The Estadao editorial says in part:
In one of his innumerable spirited phrases, English essayist Samuel Johnson (1709-1784) said that nothing more wonderfully concentrates a man’s mind than the sure knowledge that he is to be hanged in the morning. One might add, to paraphrase, that there is nothing like the risk of electoral defeat to concentrate a political leader’s mind on what bothers his fellow citizens. There is little doubt that it was this that weighed most on the mind of U.S. President Barack Obama when he made his decision to accelerate the withdrawal of American troops from Afghanistan.
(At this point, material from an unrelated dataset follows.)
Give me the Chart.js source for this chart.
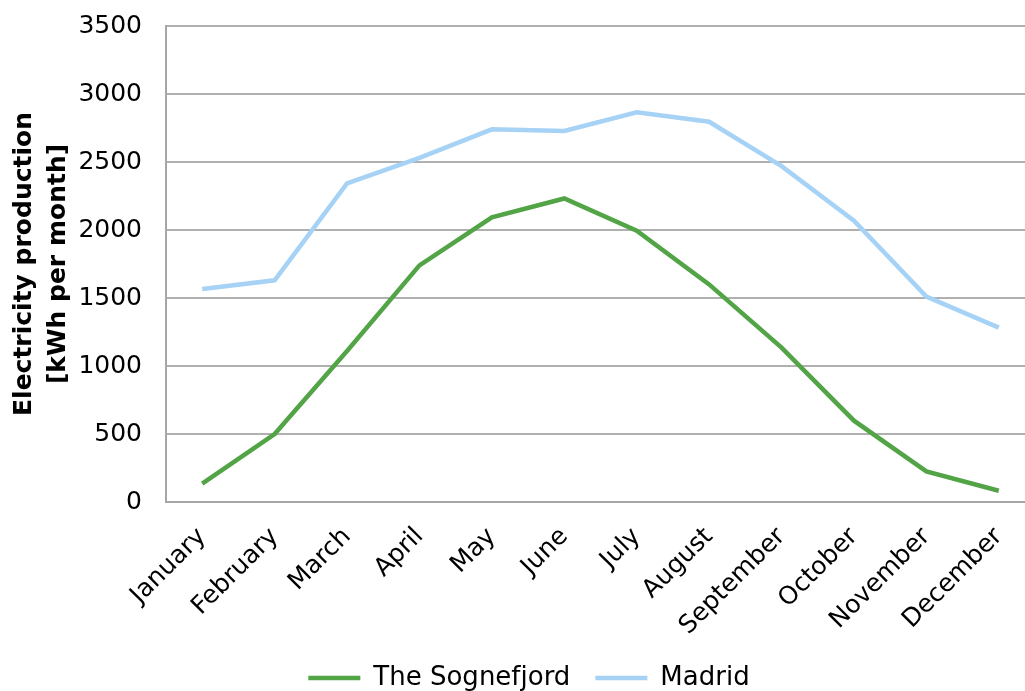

The U.S. is not particularly distinguished by having a pacifist population. The invasion of Iraq in 2003 brought Bush stratospheric levels of popularity. “The greatest lie ever told,” as one American critic called the White House pretext for ousting dictator Saddam Hussein (who was never part of al-Qaeda), was taken as truth for years by an enthusiastic majority of citizens. If the majority now want some distance from Afghanistan, it is because they believe that al-Qaeda is contained and that the Taliban doesn’t represent – as they never have – a threat to U.S. security.
But more than that, they want a withdrawal because they don’t understand how a country already mired in a deep economic crisis without end in sight – and after they’ve contributed an astonishing $1.3 trillion to two wars – can spend $1 billion per month on a commitment, the meaning of which eludes them.
In truth, Obama inherited the extravagant bill attached to the supremacist vision of the Bush years, according to which terror must be fought in a “global war,” part of which was to export American-style institutions – and all this in years, not generations. The Afghan reality shows the folly of such a conception. If, as Saint Augustine said, the object of war is to create the best possible conditions for peace, then the result of the American enterprise in Central Asia is a fiasco. Of the 40,000 Taliban, less than 2,000 have joined the Westerners. And neighboring Pakistan has become an even more doubtful ally after the operation to kill bin Laden on its territory. Even so, Obama made his boldest bet yet, in the hope that, as he said, the “wave of war is receding,” rather than rising higher.